UniswapX’s share of overall Uniswap swap activity has also increased steadily and now averages around 30%.

A Wallet Optimized for Coordination, Not Just Access

Uniswap Wallet marks a notable departure from the traditional wallet paradigm. Available across mobile and browser, and supporting Ethereum, Base, Arbitrum, Optimism, and more, it’s deeply integrated with both the Uniswap Protocol (v2, v3, and the upcoming v4) and UniswapX. This deep integration allows Uniswap Wallet users to seamlessly tap into a network of liquidity sources—on-chain and off-chain—via auction engines and third-party fillers competing to fulfill swap intents.

As intent-based architectures mature across the ecosystem, Uniswap Wallet offers a glimpse into what wallets may soon become: not just key managers or aggregators, but programmable coordination hubs that abstract execution entirely. In this model, wallets don’t just initiate transactions—they orchestrate them.

Infra

Dynamic Wallet Infrastructure

Dashboard: https://dune.com/dynamic_xyz/wallets-report/25c9a8af-9aeb-4276-a0f5-92aa80cce96a

One of the clearest trends emerging from the wallet landscape is that developers are no longer building for a single wallet—they’re building for a wallet layer. Rather than choosing between embedded or external access, hybrid infrastructures are becoming the default.

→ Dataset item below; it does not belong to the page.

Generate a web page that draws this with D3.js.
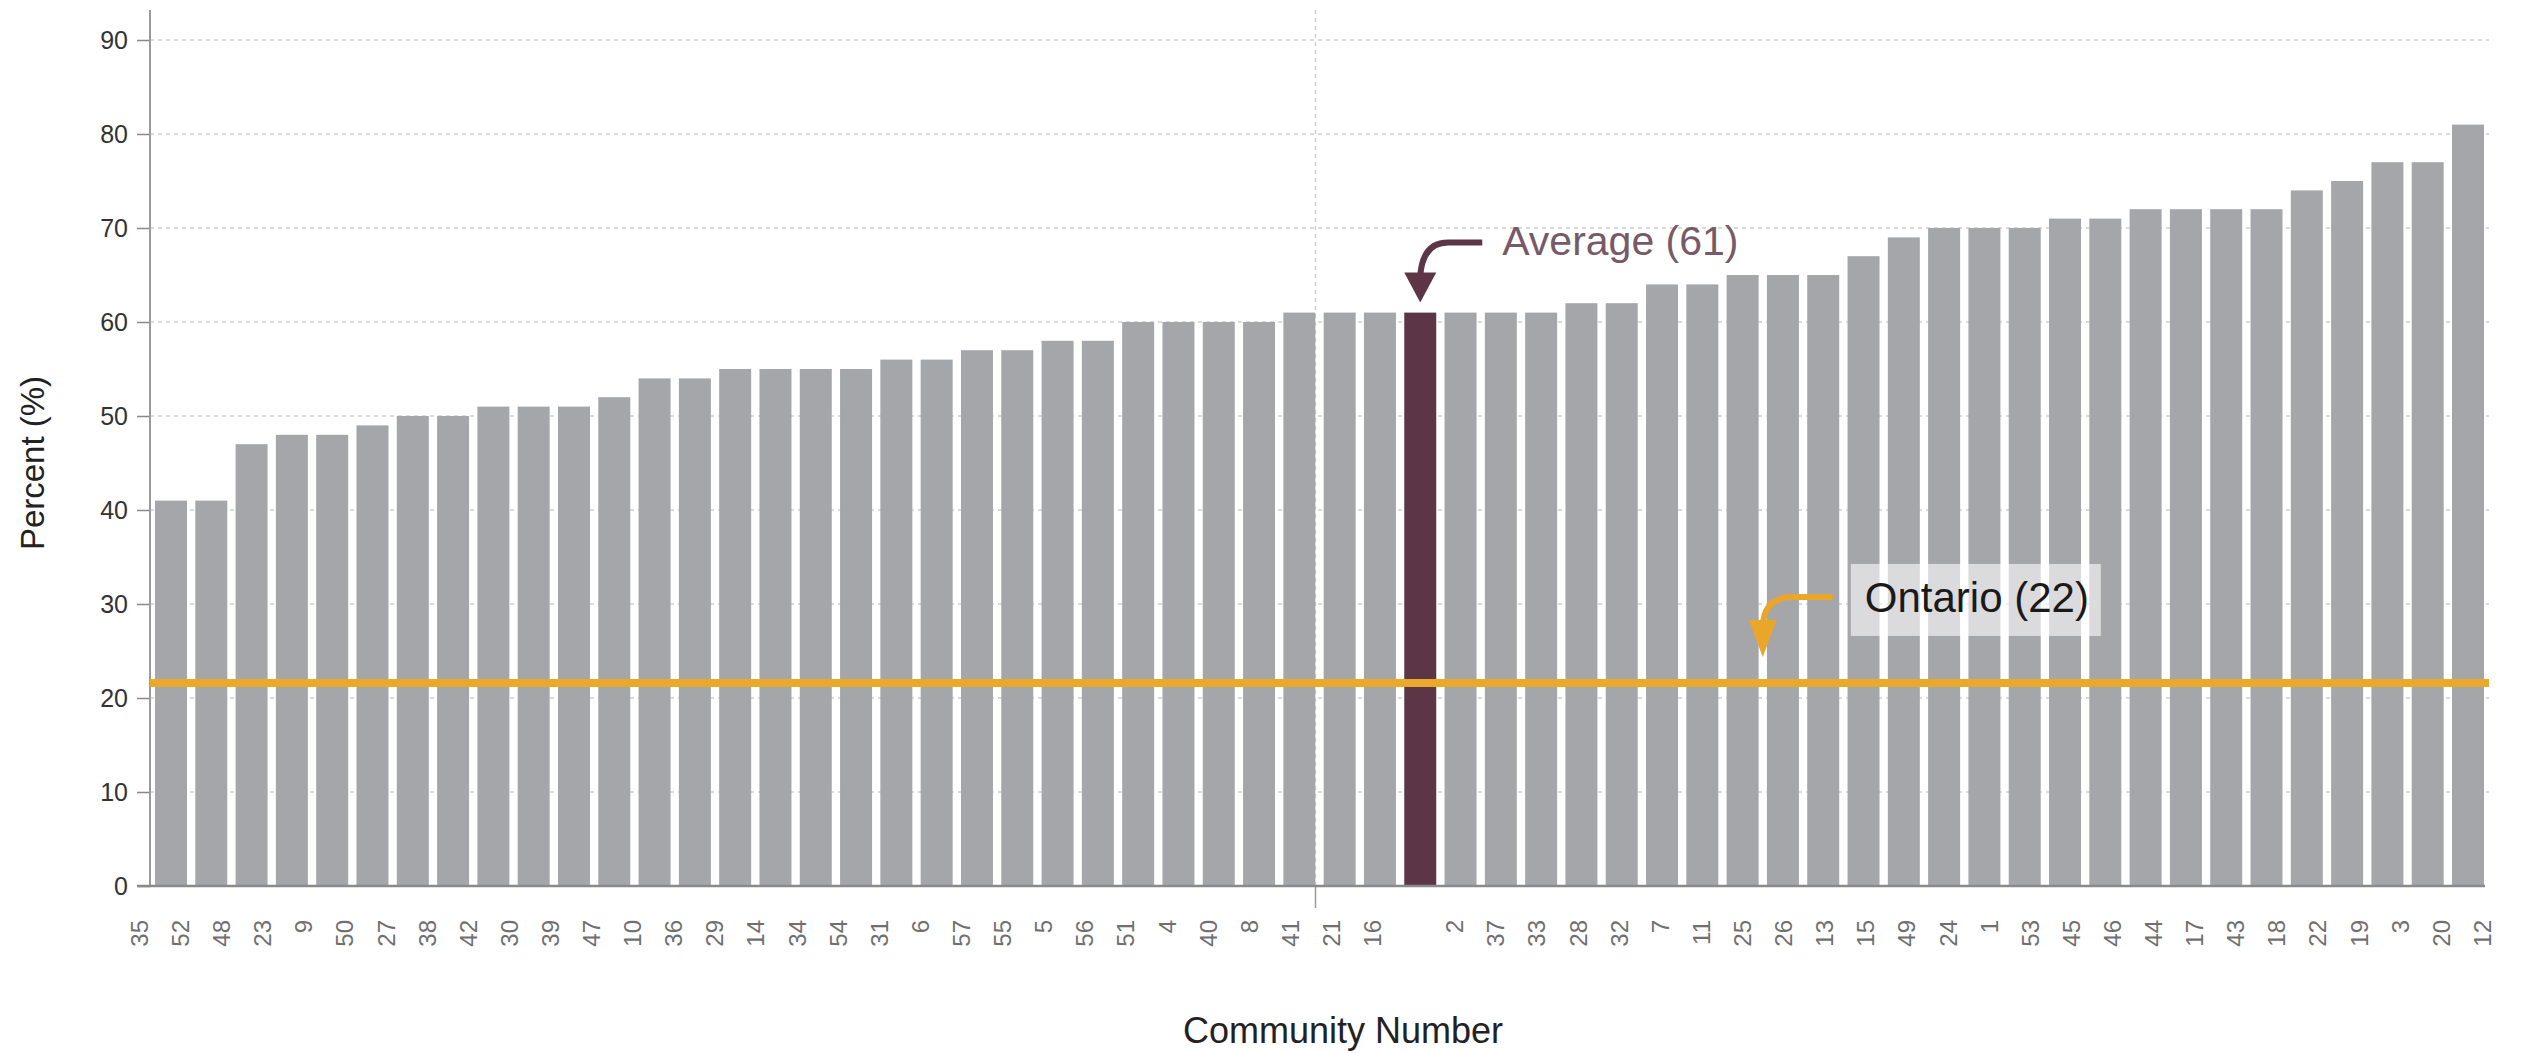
<!DOCTYPE html>
<html>
<head>
<meta charset="utf-8">
<script src="https://d3js.org/d3.v7.min.js"></script>
<style>
  html, body { margin: 0; padding: 0; background: #fff; }
  svg { display: block; font-family: "Liberation Sans", Arial, sans-serif; }
</style>
</head>
<body>
<svg id="chart" width="2521" height="1053"></svg>
<script>
// ---- data ----
const communities = ["35","52","48","23","9","50","27","38","42","30","39","47","10","36","29","14","34","54","31","6","57","55","5","56","51","4","40","8","41","21","16","Average","2","37","33","28","32","7","11","25","26","13","15","49","24","1","53","45","46","44","17","43","18","22","19","3","20","12"];
const percents = [41,41,47,48,48,49,50,50,51,51,51,52,54,54,55,55,55,55,56,56,57,57,58,58,60,60,60,60,61,61,61,61,61,61,61,62,62,64,64,65,65,65,67,69,70,70,70,71,71,72,72,72,72,74,75,77,77,81];
const yTicks = [0,10,20,30,40,50,60,70,80,90];
const averageLabel = "Average";
const averageValue = 61;
const ontarioValue = 21.6;
const ontarioLabel = "Ontario (22)";
const yTitle = "Percent (%)";
const xTitle = "Community Number";

// ---- layout ----
const svg = d3.select("#chart");
const plotLeft = 150, plotRight = 2489, plotTop = 40, plotBottom = 886;

const x = d3.scaleBand().domain(communities).range([plotLeft, plotRight]).paddingInner(0.206).paddingOuter(0.124);
const xLab = d3.scalePoint().domain(communities).range([139, 2482]);
const y = d3.scaleLinear().domain([0, 90]).range([plotBottom, plotTop]);

const gridColor = "#cfcfcf";

// horizontal gridlines
svg.append("g").selectAll("line").data(yTicks.filter(d => d > 0)).join("line")
  .attr("x1", plotLeft).attr("x2", plotRight)
  .attr("y1", d => y(d)).attr("y2", d => y(d))
  .attr("stroke", gridColor).attr("stroke-width", 1.5).attr("stroke-dasharray", "4,4");

// vertical center dashed line
const midX = (xLab.range()[0] + xLab.range()[1]) / 2 + 5;
svg.append("line").attr("x1", midX).attr("x2", midX).attr("y1", 10).attr("y2", plotBottom)
  .attr("stroke", gridColor).attr("stroke-width", 1.5).attr("stroke-dasharray", "4,4");
svg.append("line").attr("x1", midX).attr("x2", midX).attr("y1", plotBottom).attr("y2", plotBottom + 22)
  .attr("stroke", "#999").attr("stroke-width", 1.5);

// bars
svg.append("g").selectAll("rect").data(communities).join("rect")
  .attr("x", d => x(d))
  .attr("width", x.bandwidth())
  .attr("y", (d, i) => y(percents[i]))
  .attr("height", (d, i) => y(0) - y(percents[i]))
  .attr("fill", d => d === averageLabel ? "#5c3646" : "#a5a6aa");

// y axis
const yAxis = d3.axisLeft(y).tickValues(yTicks).tickSize(13).tickPadding(9);
const gy = svg.append("g").attr("transform", `translate(${plotLeft},0)`).call(yAxis);
gy.select(".domain").remove();
gy.selectAll(".tick line").attr("stroke", "#888").attr("stroke-width", 1.5);
gy.selectAll(".tick text").attr("font-size", 25).attr("fill", "#333")
  .attr("font-family", "Liberation Sans, Arial, sans-serif");
svg.append("line").attr("x1", plotLeft).attr("x2", plotLeft).attr("y1", 10).attr("y2", plotBottom)
  .attr("stroke", "#9a9a9a").attr("stroke-width", 2);

// x axis baseline
svg.append("line").attr("x1", plotLeft - 13).attr("x2", plotRight - 4).attr("y1", plotBottom).attr("y2", plotBottom)
  .attr("stroke", "#8a8a8a").attr("stroke-width", 2.5);

// x tick labels (separate evenly spaced label scale)
const xAxis = d3.axisBottom(xLab).tickSize(0).tickPadding(0)
  .tickFormat(d => d === averageLabel ? "" : d);
const gx = svg.append("g").attr("transform", `translate(0,${plotBottom})`).call(xAxis);
gx.select(".domain").remove();
gx.selectAll(".tick text")
  .attr("font-size", 24).attr("fill", "#6f6f6f")
  .attr("font-family", "Liberation Sans, Arial, sans-serif")
  .attr("text-anchor", "end")
  .attr("transform", "translate(0,34) rotate(-90)")
  .attr("x", 0).attr("y", 0).attr("dy", "0.35em");

// Ontario line
svg.append("line").attr("x1", plotLeft).attr("x2", plotRight)
  .attr("y1", y(ontarioValue)).attr("y2", y(ontarioValue))
  .attr("stroke", "#eaa92b").attr("stroke-width", 8);

// Ontario annotation
const oTipX = x(communities[40]) - (x.step() - x.bandwidth()) / 2;
const oTipY = y(ontarioValue) - 26;
const oc = "#e9a62a";
svg.append("path")
  .attr("d", `M${oTipX + 70},${oTipY - 60} L${oTipX + 30},${oTipY - 60} Q${oTipX + 2},${oTipY - 60} ${oTipX},${oTipY - 32}`)
  .attr("fill", "none").attr("stroke", oc).attr("stroke-width", 6);
svg.append("path")
  .attr("d", `M${oTipX - 14},${oTipY - 37} L${oTipX + 14},${oTipY - 37} L${oTipX},${oTipY} Z`)
  .attr("fill", oc);
const boxX = oTipX + 88, boxY = oTipY - 93;
svg.append("rect").attr("x", boxX).attr("y", boxY).attr("width", 250).attr("height", 72)
  .attr("fill", "#fff").attr("fill-opacity", 0.6);
svg.append("text").attr("x", boxX + 14).attr("y", boxY + 48)
  .attr("font-size", 42).attr("fill", "#1a1a1a").text(ontarioLabel);

// Average annotation
const aTipX = x(averageLabel) + x.bandwidth() / 2;
const aTipY = y(averageValue) - 10;
const ac = "#5c3646";
svg.append("path")
  .attr("d", `M${aTipX + 62},${aTipY - 60} L${aTipX + 28},${aTipY - 60} Q${aTipX + 2},${aTipY - 60} ${aTipX},${aTipY - 26}`)
  .attr("fill", "none").attr("stroke", ac).attr("stroke-width", 6);
svg.append("path")
  .attr("d", `M${aTipX - 16},${aTipY - 30} L${aTipX + 16},${aTipY - 30} L${aTipX},${aTipY} Z`)
  .attr("fill", ac);
svg.append("text").attr("x", aTipX + 82).attr("y", aTipY - 48)
  .attr("font-size", 41).attr("fill", "#775a68").text(`${averageLabel} (${averageValue})`);

// axis titles
svg.append("text")
  .attr("transform", `translate(${44},${(plotTop + plotBottom) / 2}) rotate(-90)`)
  .attr("text-anchor", "middle").attr("font-size", 33).attr("fill", "#222").text(yTitle);
svg.append("text")
  .attr("x", 1343).attr("y", 1043)
  .attr("text-anchor", "middle").attr("font-size", 36).attr("fill", "#222").text(xTitle);
</script>
</body>
</html>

Embedded wallets streamline onboarding for new users, while EOAs remain vital for experienced users, interoperability, and cross-app continuity.

Dynamic reflects this shift by providing flexible and modular wallet infrastructure that prioritizes user-friendly onboarding. Specifically, it enables apps to support both embedded wallets and external EOAs through a single SDK, offering flexible, user-friendly onboarding across high-throughput chains like EVM and Solana.

Adoption data from apps using Dynamic highlights this dual-track trend: while EOA-based access remains foundational and these wallets represent most of the wallets connected via Dynamic, embedded wallets have been growing more than 3x faster than EOAs.

In early 2024, fewer than 1 in 5 apps on Dynamic provisioned embedded wallets. As of May 2025, that figure has doubled to 40%, signaling growing developer preference for seamless onboarding.

The balance between external EOAs and embedded wallets varies notably across ecosystems. On EVM, MetaMask maintains a dominant position, accounting for nearly 50% of wallet connections among apps using Dynamic. It’s followed by OKX and Dynamic’s embedded wallets, each with around 18% share, while Rabby holds a solid ~7%. 

On Solana, Phantom leads with approximately 40% of usage, although embedded wallets are quickly catching up, now making up a full third of connections. Notably, Magic Eden Wallet has also emerged as a strong contender, capturing around 12% of the share.

Beyond user-facing wallets, Dynamic also supports emerging backend use cases—like developer-controlled wallets for stablecoin payouts, onchain agent flows, and treasury operations. As ecosystems like Sei explore unified “global wallets” that anchor identity across dApps, Dynamic illustrates how wallet infrastructure is evolving from frontend UX to programmable backend rails.

Overall, data from Dynamic reinforce a key point: wallet usage is fragmented and becoming more so. No single wallet dominates across chains, user types, or application categories. Developers are no longer building for "the wallet," but for a wallet layer—an abstraction that includes EOAs, embedded accounts, and even programmable server-side wallets used for automation, payouts, and onchain agents.

As the definition of “wallet” continues to expand, so too does its role. It’s not just a front-end anymore. Wallets are becoming composable infrastructure—modular by design, programmable by default, and deeply integrated into the app experience.